#### [EXERCISE]
Produce a word-for-word copy of the listing below without its pictures.

#### [RECORDED INFORMATION]
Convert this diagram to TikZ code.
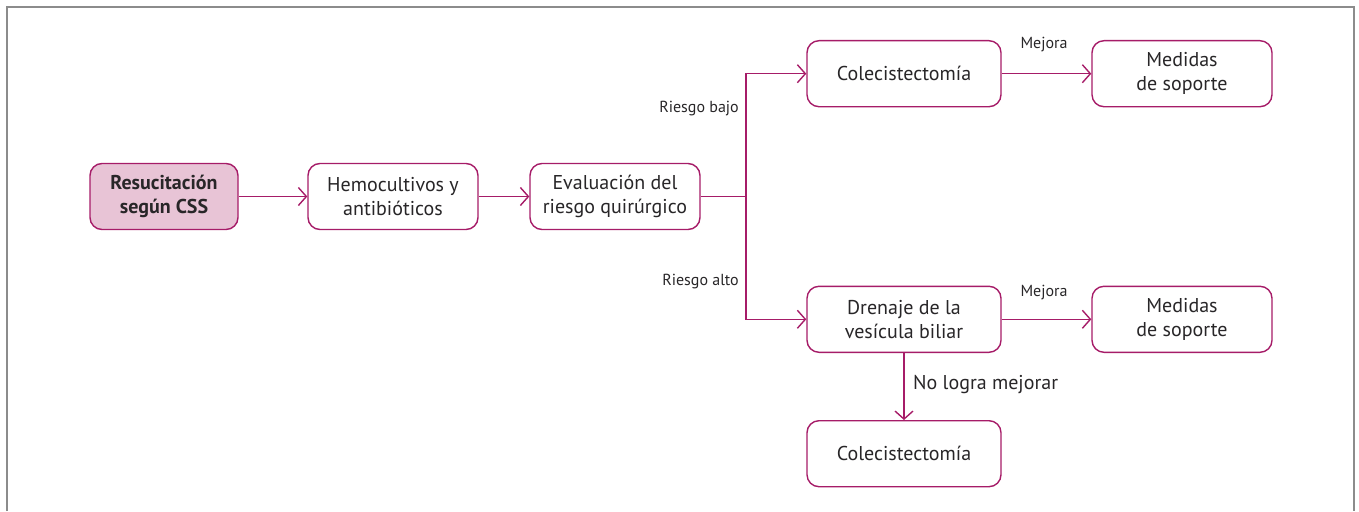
\documentclass[tikz,border=0pt]{standalone}
\usepackage{fontspec}
\setmainfont{PT Sans}
\usetikzlibrary{arrows.meta,calc}
\definecolor{mag}{RGB}{166,28,104}
\definecolor{pinkfill}{RGB}{232,196,214}
\definecolor{txt}{RGB}{40,38,40}
\definecolor{frame}{RGB}{140,140,140}
\tikzset{
  box/.style={draw=mag, line width=1.4pt, rounded corners=12pt, fill=white,
    minimum height=66pt, inner sep=0pt, align=center, text=txt,
    font=\fontsize{20}{24}\selectfont},
  firstbox/.style={box, fill=pinkfill, font=\fontsize{20}{24}\selectfont\bfseries},
  arr/.style={draw=mag, line width=1.4pt, -{Straight Barb[length=8pt,width=18pt,line width=1.4pt]}},
  lbl/.style={text=txt, inner sep=0pt, font=\fontsize{16}{19}\selectfont},
  biglbl/.style={text=txt, inner sep=0pt, font=\fontsize{20}{24}\selectfont},
}
\begin{document}
\begin{tikzpicture}[x=1pt,y=-1pt]
\useasboundingbox (0,0) rectangle (1359,511);
\draw[frame, line width=1.5pt] (7,511) -- (7,7) -- (1354,7) -- (1354,511);

\node[firstbox, minimum width=148pt] (res) at (164,196.5) {Resucitación\\según CSS};
\node[box, minimum width=170pt] (hem) at (393,196.5) {Hemocultivos y\\antibióticos};
\node[box, minimum width=170pt] (eva) at (615,196.5) {Evaluación del\\riesgo quirúrgico};
\node[box, minimum width=194pt] (col1) at (904,73.7) {Colecistectomía};
\node[box, minimum width=180pt] (med1) at (1182,73.7) {Medidas\\de soporte};
\node[box, minimum width=194pt] (dre) at (904,319.3) {Drenaje de la\\vesícula biliar};
\node[box, minimum width=180pt] (med2) at (1182,319.3) {Medidas\\de soporte};
\node[box, minimum width=194pt] (col2) at (904,453.7) {Colecistectomía};

\coordinate (br) at (746,196.5);

\draw[arr] (res) -- (hem);
\draw[arr] (hem) -- (eva);
\draw[draw=mag, line width=1.4pt] (eva) -- (br);
\draw[arr] (br) |- (col1);
\draw[arr] (br) |- (dre);
\draw[arr] (col1) -- (med1);
\draw[arr] (dre) -- (med2);
\draw[arr] (dre) -- (col2);

\node[lbl, anchor=east] (rb) at (739,109) {Riesgo bajo};
\node[lbl, anchor=east] (ra) at (739,282) {Riesgo alto};
\node[lbl] (m1) at (1044,45) {Mejora};
\node[lbl] (m2) at (1044,293) {Mejora};
\node[biglbl, anchor=west] (nl) at (913,385) {No logra mejorar};
\end{tikzpicture}
\end{document}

#### [TASK SOLUTION]
Convert this diagram to TikZ code.
\documentclass[tikz,border=0pt]{standalone}
\usepackage{fontspec}
\setmainfont{PT Sans}
\usetikzlibrary{arrows.meta,calc}
\definecolor{mag}{RGB}{166,28,104}
\definecolor{pinkfill}{RGB}{232,196,214}
\definecolor{txt}{RGB}{40,38,40}
\definecolor{frame}{RGB}{140,140,140}
\tikzset{
  box/.style={draw=mag, line width=1.4pt, rounded corners=12pt, fill=white,
    minimum height=66pt, inner sep=0pt, align=center, text=txt,
    font=\fontsize{20}{24}\selectfont},
  firstbox/.style={box, fill=pinkfill, font=\fontsize{20}{24}\selectfont\bfseries},
  arr/.style={draw=mag, line width=1.4pt, -{Straight Barb[length=8pt,width=18pt,line width=1.4pt]}},
  lbl/.style={text=txt, inner sep=0pt, font=\fontsize{16}{19}\selectfont},
  biglbl/.style={text=txt, inner sep=0pt, font=\fontsize{20}{24}\selectfont},
}
\begin{document}
\begin{tikzpicture}[x=1pt,y=-1pt]
\useasboundingbox (0,0) rectangle (1359,511);
\draw[frame, line width=1.5pt] (7,511) -- (7,7) -- (1354,7) -- (1354,511);

\node[firstbox, minimum width=148pt] (res) at (164,196.5) {Resucitación\\según CSS};
\node[box, minimum width=170pt] (hem) at (393,196.5) {Hemocultivos y\\antibióticos};
\node[box, minimum width=170pt] (eva) at (615,196.5) {Evaluación del\\riesgo quirúrgico};
\node[box, minimum width=194pt] (col1) at (904,73.7) {Colecistectomía};
\node[box, minimum width=180pt] (med1) at (1182,73.7) {Medidas\\de soporte};
\node[box, minimum width=194pt] (dre) at (904,319.3) {Drenaje de la\\vesícula biliar};
\node[box, minimum width=180pt] (med2) at (1182,319.3) {Medidas\\de soporte};
\node[box, minimum width=194pt] (col2) at (904,453.7) {Colecistectomía};

\coordinate (br) at (746,196.5);

\draw[arr] (res) -- (hem);
\draw[arr] (hem) -- (eva);
\draw[draw=mag, line width=1.4pt] (eva) -- (br);
\draw[arr] (br) |- (col1);
\draw[arr] (br) |- (dre);
\draw[arr] (col1) -- (med1);
\draw[arr] (dre) -- (med2);
\draw[arr] (dre) -- (col2);

\node[lbl, anchor=east] (rb) at (739,109) {Riesgo bajo};
\node[lbl, anchor=east] (ra) at (739,282) {Riesgo alto};
\node[lbl] (m1) at (1044,45) {Mejora};
\node[lbl] (m2) at (1044,293) {Mejora};
\node[biglbl, anchor=west] (nl) at (913,385) {No logra mejorar};
\end{tikzpicture}
\end{document}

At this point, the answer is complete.